*Work to complete*
Lines containing the string "this" are to be counted; report only how many there are.

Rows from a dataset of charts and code
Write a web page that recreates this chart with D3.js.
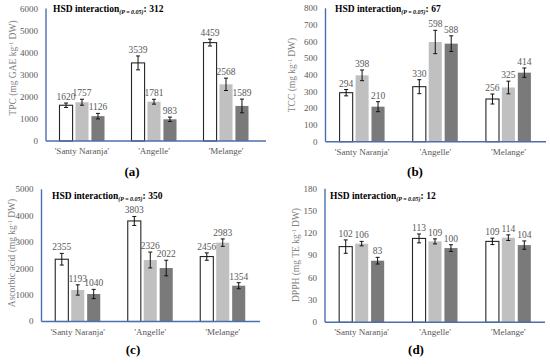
<!DOCTYPE html>
<html>
<head>
<meta charset="utf-8">
<script src="https://cdn.jsdelivr.net/npm/d3@7"></script>
<style>
  body { margin: 0; background: #fff; }
  text { font-family: "Liberation Serif", "DejaVu Serif", serif; }
</style>
</head>
<body>
<svg width="550" height="364"></svg>
<script>
// cultivars and the three treatments (white, light grey, dark grey bars)
var cultivars = ["'Santy Naranja'", "'Angelle'", "'Melange'"];
var series = ["t1", "t2", "t3"];

// (a) TPC
var tpc = [[1620, 1757, 1126], [3539, 1781, 983], [4459, 2568, 1589]];
var tpcErr = [[100, 135, 125], [315, 110, 100], [155, 280, 310]];
var tpcTicks = [0, 1000, 2000, 3000, 4000, 5000, 6000];

// (b) TCC
var tcc = [[294, 398, 210], [330, 598, 588], [256, 325, 414]];
var tccErr = [[19, 32, 30], [42, 70, 47], [30, 38, 28]];
var tccTicks = [0, 100, 200, 300, 400, 500, 600, 700, 800];

// (c) ascorbic acid
var asc = [[2355, 1193, 1040], [3803, 2326, 2022], [2456, 2983, 1354]];
var ascErr = [[220, 195, 175], [170, 300, 295], [140, 140, 115]];
var ascTicks = [0, 1000, 2000, 3000, 4000, 5000];

// (d) DPPH
var dpph = [[102, 106, 83], [113, 109, 100], [109, 114, 104]];
var dpphErr = [[9, 3, 4.5], [6, 3.4, 4.5], [4.3, 3.8, 5.6]];
var dpphTicks = [0, 30, 60, 90, 120, 150, 180];

var hsd = ["312", "67", "350", "12"];
var letters = ["(a)", "(b)", "(c)", "(d)"];

var colors = {t1: "#ffffff", t2: "#c0c0c0", t3: "#7a7a7a"};
var axisBlue = "#4a6fae";

var svg = d3.select("svg");

// layout for each panel
var panels = [
  {vals: tpc, errs: tpcErr, ticks: tpcTicks, hsd: hsd[0], letter: letters[0],
   title: ["TPC (mg GAE kg", "-1", " DW)"],
   x0: 46, x1: 262, axisEnd: 266, yb: 141, yt: 8.6,
   titleX: 13, titleY: 68, hsdX: 53, hsdY: 12, catY: 154, letX: 132, letY: 176},
  {vals: tcc, errs: tccErr, ticks: tccTicks, hsd: hsd[1], letter: letters[1],
   title: ["TCC (mg kg", "-1", " DW)"],
   x0: 325.5, x1: 545, axisEnd: 546, yb: 141.7, yt: 8.3,
   titleX: 292, titleY: 75, hsdX: 335, hsdY: 12, catY: 155, letX: 415, letY: 176},
  {vals: asc, errs: ascErr, ticks: ascTicks, hsd: hsd[2], letter: letters[2],
   title: ["Ascorbic acid (mg kg", "-1", " DW)"],
   x0: 41.5, x1: 259, axisEnd: 260, yb: 321.5, yt: 189.3,
   titleX: 12, titleY: 253, hsdX: 52, hsdY: 199, catY: 335, letX: 133, letY: 354},
  {vals: dpph, errs: dpphErr, ticks: dpphTicks, hsd: hsd[3], letter: letters[3],
   title: ["DPPH (mg TE kg", "-1", " DW)"],
   x0: 325, x1: 545, axisEnd: 545, yb: 322.3, yt: 188.7,
   titleX: 296, titleY: 255, hsdX: 330, hsdY: 199, catY: 335, letX: 416, letY: 354}
];

panels.forEach(drawPanel);

function drawPanel(p) {
  var g = svg.append("g");

  var x = d3.scaleBand().domain(cultivars).range([p.x0, p.x1]);
  var xs = d3.scaleBand().domain(series).range([-22.5, 22.5]).paddingInner(0.18);
  var y = d3.scaleLinear()
    .domain([0, p.ticks[p.ticks.length - 1]])
    .range([p.yb, p.yt]);

  // tick labels
  g.selectAll("text.tick")
    .data(p.ticks)
    .enter()
    .append("text")
    .attr("class", "tick")
    .attr("x", p.x0 - 8)
    .attr("y", function(d) { return y(d); })
    .attr("dy", "0.33em")
    .attr("text-anchor", "end")
    .attr("font-size", 9)
    .attr("fill", "#595959")
    .text(function(d) { return d; });

  // flatten data
  var rows = [];
  p.vals.forEach(function(r, i) {
    r.forEach(function(v, j) {
      rows.push({cat: cultivars[i], s: series[j], v: v, e: p.errs[i][j]});
    });
  });

  var cx = function(d) { return x(d.cat) + x.bandwidth() / 2 + xs(d.s) + xs.bandwidth() / 2; };

  g.selectAll("rect.bar")
    .data(rows)
    .enter()
    .append("rect")
    .attr("class", "bar")
    .attr("x", function(d) { return x(d.cat) + x.bandwidth() / 2 + xs(d.s); })
    .attr("y", function(d) { return y(d.v); })
    .attr("width", xs.bandwidth())
    .attr("height", function(d) { return y(0) - y(d.v); })
    .attr("fill", function(d) { return colors[d.s]; })
    .attr("stroke", function(d) { return d.s === "t1" ? "#262626" : "none"; })
    .attr("stroke-width", 1.1);

  // error bars
  var eb = g.selectAll("g.err")
    .data(rows)
    .enter()
    .append("g")
    .attr("class", "err")
    .attr("stroke", "#111")
    .attr("stroke-width", 1);
  eb.append("line")
    .attr("x1", cx).attr("x2", cx)
    .attr("y1", function(d) { return y(d.v + d.e); })
    .attr("y2", function(d) { return y(d.v - d.e); });
  eb.append("line")
    .attr("x1", function(d) { return cx(d) - 2; })
    .attr("x2", function(d) { return cx(d) + 2; })
    .attr("y1", function(d) { return y(d.v + d.e); })
    .attr("y2", function(d) { return y(d.v + d.e); });
  eb.append("line")
    .attr("x1", function(d) { return cx(d) - 2; })
    .attr("x2", function(d) { return cx(d) + 2; })
    .attr("y1", function(d) { return y(d.v - d.e); })
    .attr("y2", function(d) { return y(d.v - d.e); });

  // value labels
  g.selectAll("text.val")
    .data(rows)
    .enter()
    .append("text")
    .attr("class", "val")
    .attr("x", cx)
    .attr("y", function(d) { return y(d.v + d.e) - 3; })
    .attr("text-anchor", "middle")
    .attr("font-size", 9.5)
    .attr("fill", "#595959")
    .text(function(d) { return d.v; });

  // axes lines
  g.append("line")
    .attr("x1", p.x0).attr("x2", p.x0)
    .attr("y1", y.range()[1]).attr("y2", y(0))
    .attr("stroke", axisBlue).attr("stroke-width", 1.4);
  g.append("line")
    .attr("x1", p.x0).attr("x2", p.axisEnd)
    .attr("y1", y(0)).attr("y2", y(0))
    .attr("stroke", axisBlue).attr("stroke-width", 1.4);

  // category labels
  g.selectAll("text.cat")
    .data(cultivars)
    .enter()
    .append("text")
    .attr("class", "cat")
    .attr("x", function(d) { return x(d) + x.bandwidth() / 2; })
    .attr("y", p.catY)
    .attr("text-anchor", "middle")
    .attr("font-size", 9)
    .attr("fill", "#595959")
    .text(function(d) { return d; });

  // y title
  var t = g.append("text")
    .attr("transform", "translate(" + p.titleX + "," + p.titleY + ") rotate(-90)")
    .attr("text-anchor", "middle")
    .attr("dy", "0.35em")
    .attr("font-size", 9.5)
    .attr("fill", "#7f7f7f");
  t.append("tspan").text(p.title[0]);
  t.append("tspan").attr("font-size", 6).attr("dy", -3).text(p.title[1]);
  t.append("tspan").attr("dy", 3).text(p.title[2]);

  // HSD note
  var h = g.append("text")
    .attr("x", p.hsdX)
    .attr("y", p.hsdY)
    .attr("font-size", 9.5)
    .attr("font-weight", "bold")
    .attr("fill", "#000");
  h.append("tspan").text("HSD interaction");
  h.append("tspan").attr("font-size", 6).attr("font-style", "italic").attr("dy", 2).text("(P = 0.05)");
  h.append("tspan").attr("dy", -2).text(": " + p.hsd);

  // panel letter
  g.append("text")
    .attr("x", p.letX)
    .attr("y", p.letY)
    .attr("text-anchor", "middle")
    .attr("font-size", 13)
    .attr("font-weight", "bold")
    .attr("fill", "#000")
    .text(p.letter);
}
</script>
</body>
</html>
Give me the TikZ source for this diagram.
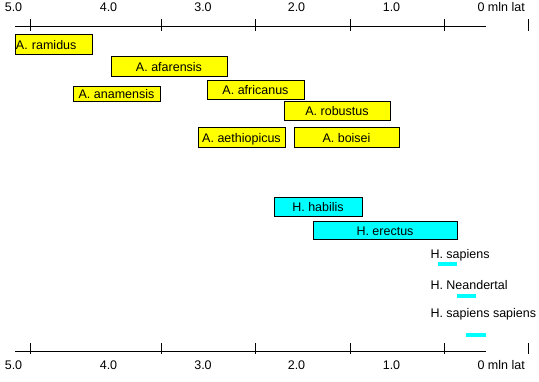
\documentclass[tikz,border=0pt]{standalone}
\usepackage{fontspec}
\setmainfont{Liberation Sans}
\definecolor{ay}{HTML}{FFFF00}
\definecolor{hc}{HTML}{00FFFF}
\begin{document}
\begin{tikzpicture}[x=1pt,y=-1pt,line width=1pt,
  font=\fontsize{12.5pt}{14pt}\selectfont,
  box/.style={draw=black, inner sep=0pt, text height=9pt, text depth=0pt, align=center},
  ybox/.style={box, fill=ay},
  cbox/.style={box, fill=hc},
  lab/.style={inner sep=0pt, anchor=base},
  slab/.style={inner sep=0pt, anchor=west, text height=9pt, text depth=0pt},
  axis/.style={line width=1pt}]
\useasboundingbox (0,0) rectangle (539,382);
% top axis
\coordinate (ta) at (15,27);
\coordinate (tb) at (486,27);
\draw[axis] (ta) -- (tb);
\foreach \x in {30,161,255,350,444,528} \draw[axis] (\x,19) -- (\x,31);
\node[lab] (t5) at (13.5,12) {5.0};
\node[lab] (t4) at (108.5,12) {4.0};
\node[lab] (t3) at (203,12) {3.0};
\node[lab] (t2) at (296.5,12) {2.0};
\node[lab] (t1) at (391.5,12) {1.0};
\node[lab, anchor=base west] (t0) at (477,12) {0 mln lat};
% bottom axis
\coordinate (ba) at (15,352);
\coordinate (bb) at (486,352);
\draw[axis] (ba) -- (bb);
\foreach \x in {30,161,255,350,444,528} \draw[axis] (\x,343) -- (\x,354);
\node[lab] (b5) at (13.5,370) {5.0};
\node[lab] (b4) at (108.5,370) {4.0};
\node[lab] (b3) at (203,370) {3.0};
\node[lab] (b2) at (296.5,370) {2.0};
\node[lab] (b1) at (391.5,370) {1.0};
\node[lab, anchor=base west] (b0) at (477,370) {0 mln lat};
% Australopithecus
\node[ybox, minimum width=77, minimum height=20, text width=75pt, inner xsep=1pt, align=left] (ramidus) at (53.5,45) {A. ramidus};
\node[ybox, minimum width=116, minimum height=20] (afarensis) at (169,67) {A. afarensis};
\node[ybox, minimum width=87, minimum height=15] (anamensis) at (116.5,94.5) {A. anamensis};
\node[ybox, minimum width=97, minimum height=19] (africanus) at (255.5,90.5) {A. africanus};
\node[ybox, minimum width=106, minimum height=19] (robustus) at (337,111.5) {A. robustus};
\node[ybox, minimum width=87, minimum height=20] (aethiopicus) at (241.5,138) {A. aethiopicus};
\node[ybox, minimum width=105, minimum height=20] (boisei) at (346.5,138) {A. boisei};
% Homo
\node[cbox, minimum width=88, minimum height=19] (habilis) at (318,207.5) {H. habilis};
\node[cbox, minimum width=144, minimum height=18] (erectus) at (385,231) {H. erectus};
\node[slab] (sapiens) at (430,254) {H. sapiens};
\fill[hc] (438,262) rectangle (457,266);
\node[slab] (neander) at (430,285) {H. Neandertal};
\fill[hc] (457,294) rectangle (476,298);
\node[slab] (sapsap) at (430,313.5) {H. sapiens sapiens};
\fill[hc] (466,333) rectangle (486,337);
\end{tikzpicture}
\end{document}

*Full output*
2